Three Labour MPs could defect to the Conservatives because they are disillusioned with Sir Keir Starmer’s leadership

  • Three Labour MPs are understood to be considering defecting to Conservatives
  • They are said to have become disillusioned with Sir Keir Starmer’s leadership  
  • The three MPs have decided to ‘open lines of communication’ with Tory whips
  • A Labour MP has not ‘crossed’ to join the Tory Party since Reg Prentice in 1977 

Three Labour MPs are considering defecting to the Conservatives because they have become disillusioned with Sir Keir Starmer’s leadership, The Mail on Sunday understands.

The MPs decided during last week’s Labour conference in Brighton to ‘open lines of communication’ with Tory whips about switching parties.

They are understood to be in despair at Sir Keir’s failure to make inroads into Boris Johnson’s opinion poll lead – as well as Labour deputy leader Angela Rayner branding the Conservatives as ‘racist’ and ‘scum’.

A Labour MP has not ‘crossed the floor’ to join the Tory Party since Reg Prentice defected in 1977. 

And last night party insiders conceded it would be a massive blow to Sir Keir’s already beleaguered leadership.

Three Labour MPs are considering defecting to the Conservatives because they have become disillusioned with Sir Keir Starmer’s (pictured) leadership

It also comes against the backdrop of traditional Labour voters ditching their life-long party allegiance at the 2019 General Election to vote Tory in what was Labour’s ‘Red Wall’ of seats in the North and Midlands.

Ironically, the defection threat emerged after Sir Keir’s camp won plaudits for ‘banishing the Left’ at last week’s conference and returning the party to a New Labour-style drive for power.

His inner circle was also jubilant that ‘for the first time in a decade’ the party conference had cheered and applauded the achievements of the Blair/Brown era when Sir Keir set them out in his conference speech.

In internal party rule changes agreed last week, he was also credited with ensuring that an arch Left-winger like Jeremy Corbyn could never again get on the party leadership ballot paper.

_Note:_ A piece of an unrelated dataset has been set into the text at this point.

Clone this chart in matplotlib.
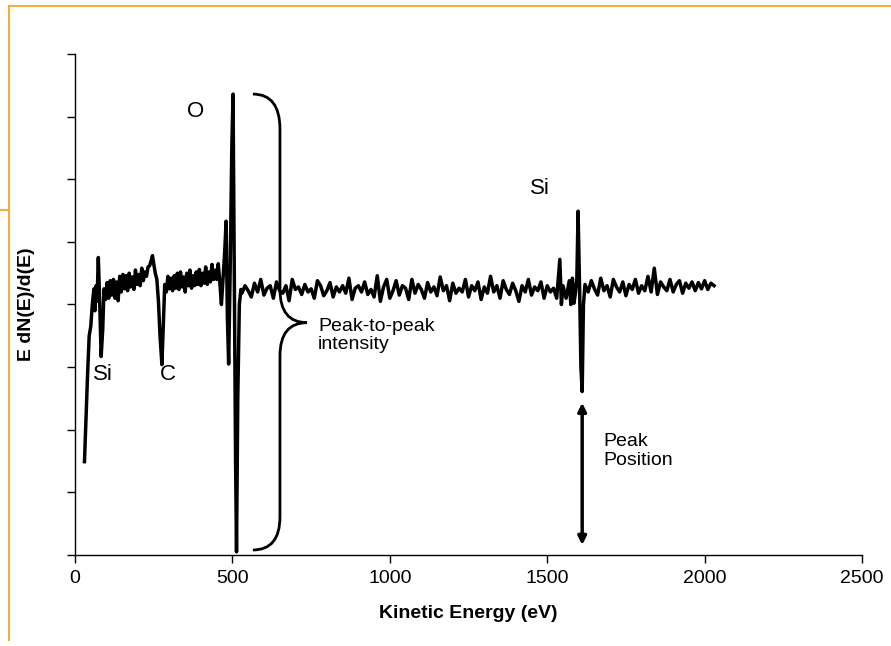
import matplotlib
matplotlib.use("Agg")
import matplotlib.pyplot as plt
from matplotlib.path import Path
from matplotlib.patches import PathPatch
from matplotlib.lines import Line2D

plt.rcParams['font.family'] = ['Liberation Sans', 'DejaVu Sans']

# Auger spectrum (kinetic energy in eV, derivative signal in arbitrary units)
energy = [
    30, 35, 40, 45, 50, 55, 60, 63, 67, 70, 74, 78, 83, 88, 92, 97, 102, 107, 112, 117,
    122, 127, 132, 137, 142, 147, 152, 157, 162, 167, 172, 177, 182, 187, 192, 197, 202, 207, 212, 217,
    222, 227, 232, 237, 242, 246, 250, 255, 260, 265, 270, 276, 280, 285, 290, 295, 300, 305, 310, 315,
    320, 325, 330, 335, 340, 345, 350, 355, 360, 365, 370, 375, 380, 385, 390, 395, 400, 405, 410, 415,
    420, 425, 430, 435, 440, 445, 450, 455, 460, 465, 470, 475, 480, 484, 488, 493, 498, 502, 506, 510,
    513, 517, 522, 527,
    530, 540, 550, 560, 570, 580, 590, 600, 610, 620, 630, 640, 650, 660, 670, 680, 690, 700, 710, 720,
    730, 740, 750, 760, 770, 780, 790, 800, 810, 820, 830, 840, 850, 860, 870, 880, 890, 900, 910, 920,
    930, 940, 950, 960, 970, 980, 990, 1000, 1010, 1020, 1030, 1040, 1050, 1060, 1070, 1080, 1090, 1100,
    1110, 1120, 1130, 1140, 1150, 1160, 1170, 1180, 1190, 1200, 1210, 1220, 1230, 1240, 1250, 1260, 1270,
    1280, 1290, 1300, 1310, 1320, 1330, 1340, 1350, 1360, 1370, 1380, 1390, 1400, 1410, 1420, 1430, 1440,
    1450, 1460, 1470, 1480, 1490, 1500, 1510, 1520, 1530, 1540, 1545, 1550, 1560, 1570, 1575, 1580, 1585,
    1590, 1594, 1598, 1603, 1607, 1611, 1615, 1620,
    1630, 1640, 1650, 1660, 1670, 1680, 1690, 1700, 1710, 1720, 1730, 1740, 1750, 1760, 1770, 1780, 1790,
    1800, 1810, 1820, 1830, 1840, 1850, 1860, 1870, 1880, 1890, 1900, 1910, 1920, 1930, 1940, 1950, 1960,
    1970, 1980, 1990, 2000, 2010, 2020, 2030,
]
signal = [
    1.49, 2.2, 2.9, 3.5, 3.65, 4.0, 4.25, 3.9, 4.3, 4.05, 4.75, 4.1, 3.17, 3.6, 4.25, 4.08, 4.35, 4.1, 4.38, 4.15,
    4.4, 4.1, 4.36, 4.06, 4.45, 4.2, 4.48, 4.25, 4.46, 4.22, 4.5, 4.28, 4.44, 4.24, 4.55, 4.32, 4.48, 4.3, 4.58, 4.38,
    4.52, 4.45, 4.6, 4.62, 4.7, 4.78, 4.65, 4.5, 4.4, 4.05, 3.5, 3.04, 3.6, 4.32, 4.2, 4.45, 4.25, 4.42, 4.22, 4.46,
    4.26, 4.5, 4.24, 4.52, 4.28, 4.44, 4.2, 4.5, 4.3, 4.55, 4.26, 4.46, 4.3, 4.52, 4.32, 4.56, 4.3, 4.5, 4.34, 4.6,
    4.32, 4.52, 4.36, 4.64, 4.4, 4.55, 4.4, 4.65, 4.35, 4.0, 4.4, 4.8, 5.33, 3.8, 3.05, 4.6, 6.5, 7.36, 4.5, 1.5,
    0.05, 2.5, 4.0, 4.24,
    4.18, 4.3, 4.22, 4.12, 4.34, 4.2, 4.4, 4.15, 4.26, 4.3, 4.1, 4.36, 4.22, 4.18, 4.3, 4.06, 4.4, 4.24, 4.28, 4.16,
    4.32, 4.2, 4.25, 4.1, 4.38, 4.3, 4.14, 4.22, 4.35, 4.12, 4.28, 4.2, 4.3, 4.18, 4.42, 4.08, 4.26, 4.3, 4.2, 4.36,
    4.16, 4.24, 4.12, 4.46, 4.05, 4.28, 4.4, 4.1, 4.22, 4.38, 4.15, 4.3, 4.26, 4.08, 4.4, 4.18, 4.32, 4.24,
    4.1, 4.35, 4.2, 4.28, 4.14, 4.44, 4.22, 4.3, 4.06, 4.34, 4.18, 4.26, 4.2, 4.4, 4.12, 4.3, 4.22,
    4.36, 4.08, 4.28, 4.18, 4.45, 4.2, 4.3, 4.1, 4.38, 4.24, 4.16, 4.34, 4.22, 4.05, 4.3, 4.2, 4.4,
    4.15, 4.28, 4.22, 4.36, 4.1, 4.3, 4.2, 4.26, 4.1, 4.72, 4.0, 4.3, 4.1, 4.38, 4.0, 4.42, 4.02,
    4.2, 4.4, 5.49, 4.2, 3.0, 2.61, 4.0, 4.32,
    4.2, 4.38, 4.25, 4.15, 4.42, 4.22, 4.3, 4.12, 4.4, 4.28, 4.2, 4.36, 4.14, 4.32, 4.24, 4.4, 4.18,
    4.3, 4.22, 4.45, 4.2, 4.58, 4.16, 4.36, 4.28, 4.22, 4.4, 4.2, 4.32, 4.38, 4.18, 4.34, 4.26, 4.36,
    4.22, 4.35, 4.25, 4.38, 4.24, 4.34, 4.3,
]

x_ticks = [0, 500, 1000, 1500, 2000, 2500]
x_tick_labels = ["0", "500", "1000", "1500", "2000", "2500"]
y_ticks = [0, 1, 2, 3, 4, 5, 6, 7, 8]

peak_labels = ["O", "Si", "Si", "C"]
peak_label_x = [356, 1446, 58, 268]
peak_label_y = [7.08, 5.85, 2.88, 2.88]

fig = plt.figure(figsize=(8.91, 6.46), dpi=100)
ax = fig.add_axes([0.0842, 0.1409, 0.8833, 0.7755])

ax.plot(energy, signal, color="black", lw=2.5, solid_joinstyle="round")

ax.set_xlim(0, 2500)
ax.set_ylim(0, 8)
ax.set_xticks(x_ticks)
ax.set_xticklabels(x_tick_labels, fontsize=14)
ax.set_yticks(y_ticks)
ax.set_yticklabels([])
ax.tick_params(axis="both", direction="out", length=6, width=1, color="black", pad=5)
for s in ["top", "right"]:
    ax.spines[s].set_visible(False)
for s in ["left", "bottom"]:
    ax.spines[s].set_linewidth(1)
    ax.spines[s].set_color("black")

ax.set_xlabel("Kinetic Energy (eV)", fontsize=14, fontweight="bold", labelpad=13)
ax.set_ylabel("E dN(E)/d(E)", fontsize=14, fontweight="bold", labelpad=18)

for lab, lx, ly in zip(peak_labels, peak_label_x, peak_label_y):
    ax.text(lx, ly, lab, fontsize=16, ha="left", va="center")

# Curly brace showing peak-to-peak intensity
verts = [
    (565, 7.36), (651, 7.36), (651, 6.8),
    (651, 4.24),
    (651, 3.71), (737, 3.71),
    (651, 3.71), (651, 3.18),
    (651, 0.61),
    (651, 0.08), (565, 0.08),
]
codes = [Path.MOVETO, Path.CURVE3, Path.CURVE3, Path.LINETO,
         Path.CURVE3, Path.CURVE3, Path.CURVE3, Path.CURVE3,
         Path.LINETO, Path.CURVE3, Path.CURVE3]
ax.add_patch(PathPatch(Path(verts, codes), facecolor="none", edgecolor="black", lw=2))
ax.text(772, 3.5, "Peak-to-peak\nintensity", fontsize=14, ha="left", va="center", linespacing=1.05)

# Peak position double arrow
ax.annotate("", xy=(1611, 0.16), xytext=(1611, 2.43),
            arrowprops=dict(arrowstyle="<|-|>", lw=2.5, color="black", mutation_scale=12,
                            shrinkA=0, shrinkB=0))
ax.text(1677, 1.66, "Peak\nPosition", fontsize=14, ha="left", va="center", linespacing=1.2)

# Orange slide frame lines
orange = "#F5A623"
W, H = 891, 646
fig.add_artist(Line2D([9 / W, 1], [1 - 6 / H, 1 - 6 / H], transform=fig.transFigure, color=orange, lw=1.3))
fig.add_artist(Line2D([9 / W, 9 / W], [1 - 6 / H, 1 - 640 / H], transform=fig.transFigure, color=orange, lw=1.3))
fig.add_artist(Line2D([0, 9 / W], [1 - 210 / H, 1 - 210 / H], transform=fig.transFigure, color=orange, lw=1.3))

fig.savefig("out.png", dpi=100)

In future contests, potential candidates must be nominated by 20 per cent of the parliamentary party – about 40 MPs at present – a threshold considered to be too high for the Left of the party to achieve. 

But The Mail on Sunday understands that the progress made by Sir Keir has failed to convince the three Labour MPs that it is worth staying with the party.

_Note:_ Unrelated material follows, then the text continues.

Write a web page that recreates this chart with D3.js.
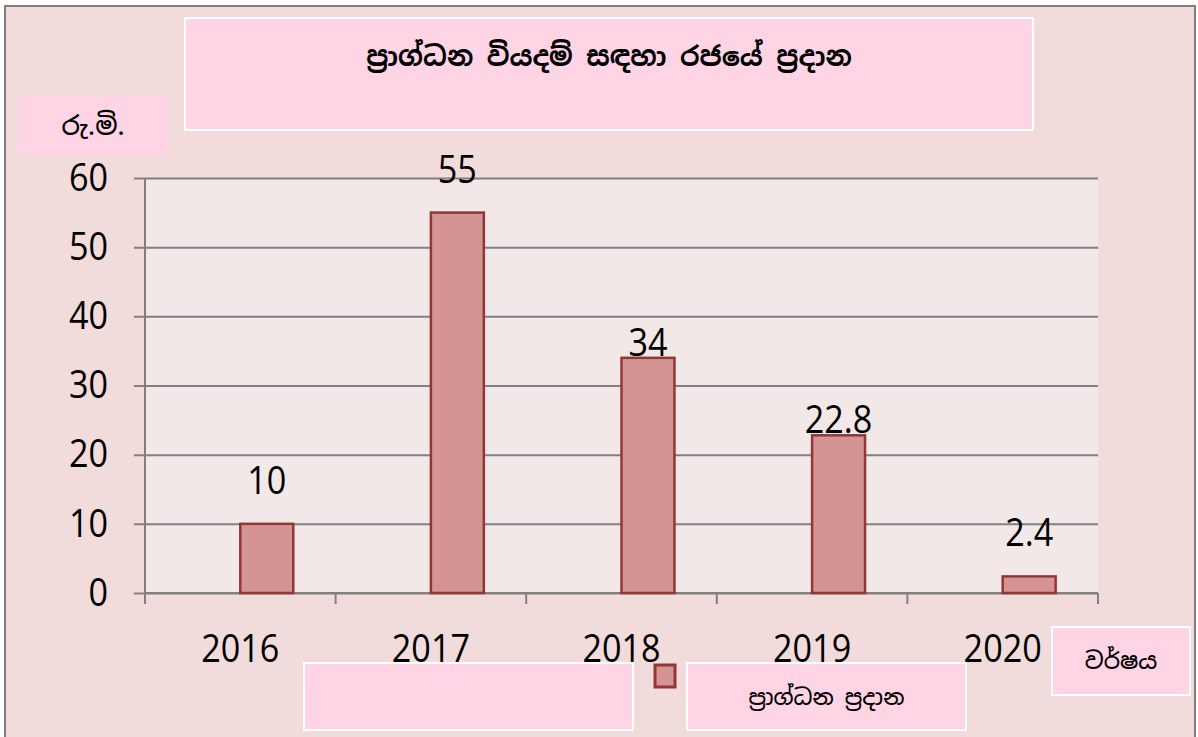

The rule changes have sparked fury on the party’s Left.

Only last week, Brighton Kemptown MP Lloyd Russell-Moyle laid into Sir Keir’s ‘goddamn awful leadership’, saying he might be a ‘very nice man’ but he was ‘not a politician for the Labour Party’.

The MPs decided during last week’s Labour conference in Brighton (pictured) to ‘open lines of communication’ with Tory whips about switching parties

Speaking at a rally on the fringe of the party conference, Mr Russell-Moyle tore into the leader, saying: ‘No politician worth their salt would waste the whole of conference to try to introduce rule changes like they did.’ 

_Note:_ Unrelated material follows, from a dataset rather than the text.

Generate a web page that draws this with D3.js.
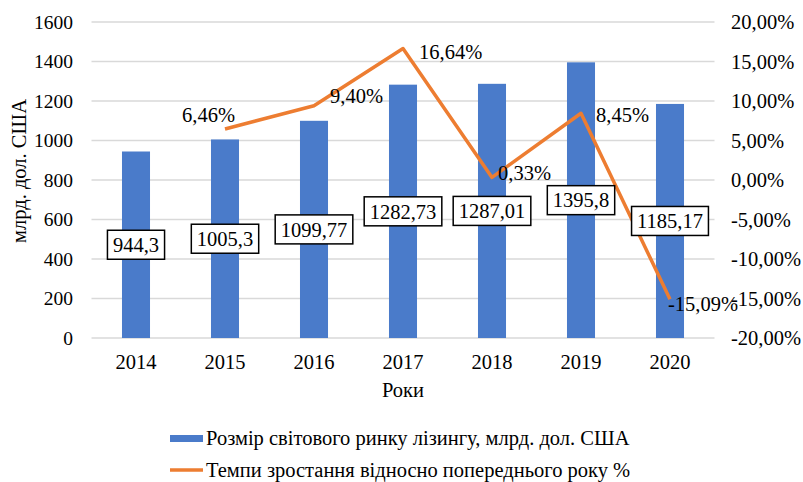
<!DOCTYPE html>
<html><head><meta charset="utf-8">
<script src="https://cdn.jsdelivr.net/npm/d3@7"></script>
<style>body{margin:0;background:#fff}svg{display:block}</style>
</head><body><svg id="c" width="803" height="482"></svg>
<script>
const years = ["2014","2015","2016","2017","2018","2019","2020"];
const marketSize = [944.3,1005.3,1099.77,1282.73,1287.01,1395.8,1185.17];
const marketLabels = ["944,3","1005,3","1099,77","1282,73","1287,01","1395,8","1185,17"];
const growthYears = ["2015","2016","2017","2018","2019","2020"];
const growth = [6.46,9.40,16.64,0.33,8.45,-15.09];
const growthLabels = ["6,46%","9,40%","16,64%","0,33%","8,45%","-15,09%"];
const leftTicks = [0,200,400,600,800,1000,1200,1400,1600];
const rightTicks = [-20,-15,-10,-5,0,5,10,15,20];
const seriesNames = ["Розмір світового ринку лізингу, млрд. дол. США","Темпи зростання відносно попереднього року %"];

const FONT = "'Liberation Serif', 'Times New Roman', Tinos, 'DejaVu Serif', serif";
const svg = d3.select("#c").attr("font-family", FONT);
const fs = 20.5;
const loc = d3.formatLocale({decimal:",", thousands:"", grouping:[3], currency:["",""], minus:"-"});
const fmtPct = loc.format(".2f");
const x = d3.scaleBand().domain(years).range([91.5,714.5]).paddingInner(0.685).paddingOuter(0.3425);
const yL = d3.scaleLinear().domain([0,1600]).range([338,22]);
const yR = d3.scaleLinear().domain([-20,20]).range([338,22]);
const cx = d => x(d)+x.bandwidth()/2;

// grid
svg.append("g").selectAll("line").data(leftTicks).join("line")
  .attr("x1",91.5).attr("x2",714.5).attr("y1",d=>yL(d)).attr("y2",d=>yL(d))
  .attr("stroke","#d9d9d9").attr("stroke-width",1.3);

// axes
const gl = svg.append("g").attr("transform","translate(82,0)")
  .call(d3.axisLeft(yL).tickValues(leftTicks).tickSize(0).tickPadding(9).tickFormat(d=>d));
const gr = svg.append("g").attr("transform","translate(723,0)")
  .call(d3.axisRight(yR).tickValues(rightTicks).tickSize(0).tickPadding(8).tickFormat(d=>fmtPct(d)+"%"));
const gb = svg.append("g").attr("transform","translate(0,338)")
  .call(d3.axisBottom(x).tickSize(0));
[gl,gr,gb].forEach(g=>{g.attr("font-family",FONT).attr("font-size",fs);g.select(".domain").remove();g.selectAll("text").attr("fill","#000");});
gl.attr("font-size",19.5);
gb.selectAll("text").attr("y",24).attr("dy","0.35em");

// bars
svg.append("g").selectAll("rect").data(marketSize).join("rect")
  .attr("x",(d,i)=>x(years[i])).attr("width",x.bandwidth())
  .attr("y",d=>yL(d)).attr("height",d=>yL(0)-yL(d)).attr("fill","#4a7bca");

// line
const line = d3.line().x((d,i)=>cx(growthYears[i])).y(d=>yR(d));
svg.append("path").datum(growth).attr("d",line).attr("fill","none")
  .attr("stroke","#ed7d31").attr("stroke-width",3.5).attr("stroke-linejoin","round");

// bar labels
const bl = svg.append("g").selectAll("g").data(marketSize).join("g")
  .attr("transform",(d,i)=>`translate(${cx(years[i])},${yL(d/2)})`);
bl.each(function(d,i){
  const g=d3.select(this);
  const t=g.append("text").attr("text-anchor","middle").attr("dy","0.35em").attr("font-size",fs).text(marketLabels[i]);
  const w=t.node().getComputedTextLength();
  g.insert("rect","text").attr("x",-w/2-5.5).attr("y",-14.5).attr("width",w+11).attr("height",29)
   .attr("fill","#fff").attr("stroke","#000").attr("stroke-width",1.5);
});

// line labels (offsets relative to point)
const lOff = [[-43,-14],[16,-10],[16,3],[6,-5],[15,2],[-2,5]];
svg.append("g").selectAll("text").data(growth).join("text")
  .attr("x",(d,i)=>cx(growthYears[i])+lOff[i][0]).attr("y",(d,i)=>yR(d)+lOff[i][1])
  .attr("text-anchor","start").attr("dy","0.35em").attr("font-size",fs)
  .text((d,i)=>growthLabels[i]);

// axis titles
svg.append("text").attr("x",403).attr("y",390).attr("text-anchor","middle").attr("dy","0.35em").attr("font-size",fs).text("Роки");
svg.append("text").attr("transform","translate(19,171) rotate(-90)").attr("text-anchor","middle").attr("dy","0.35em").attr("font-size",fs).text("млрд. дол. США");

// legend
const lg = svg.append("g");
lg.append("rect").attr("x",170).attr("y",435).attr("width",33).attr("height",7).attr("fill","#4a7bca");
lg.append("text").attr("x",206).attr("y",438).attr("dy","0.35em").attr("font-size",fs).text(seriesNames[0]);
lg.append("line").attr("x1",170).attr("x2",203).attr("y1",470).attr("y2",470).attr("stroke","#ed7d31").attr("stroke-width",3.5);
lg.append("text").attr("x",206).attr("y",470).attr("dy","0.35em").attr("font-size",fs).text(seriesNames[1]);
</script></body></html>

He also urged Left-wing activists to stay with the Labour Party and fight back, saying: ‘If we organise, if we prepare, if we stay in the party… next time… we will have new leadership.’

Mr Russell-Moyle told The Mail on Sunday last night he believed Sir Keir was ‘not a natural politician’ even if he was a ‘good man’. 

However, he vowed to campaign for him to become Prime Minister ‘because he is better than any Tory’.

One Starmer ally said it was the takeover of Labour under Mr Corbyn that had led to its ‘utterly disastrous’ 2019 Election result, handing Mr Johnson an 80-strong majority and leaving the party with just 199 seats now.

Both Labour and the Tories have been hit by a string of defections since 2017 over their Brexit policies, with departing MPs mostly becoming independents or forming a new party.

Reg Prentice left Labour after battles with constituency Left-wingers and was elected as a Tory in 1979.  

A health minister in the Thatcher government, he stepped down as an MP in 1987, becoming Baron Prentice of Daventry.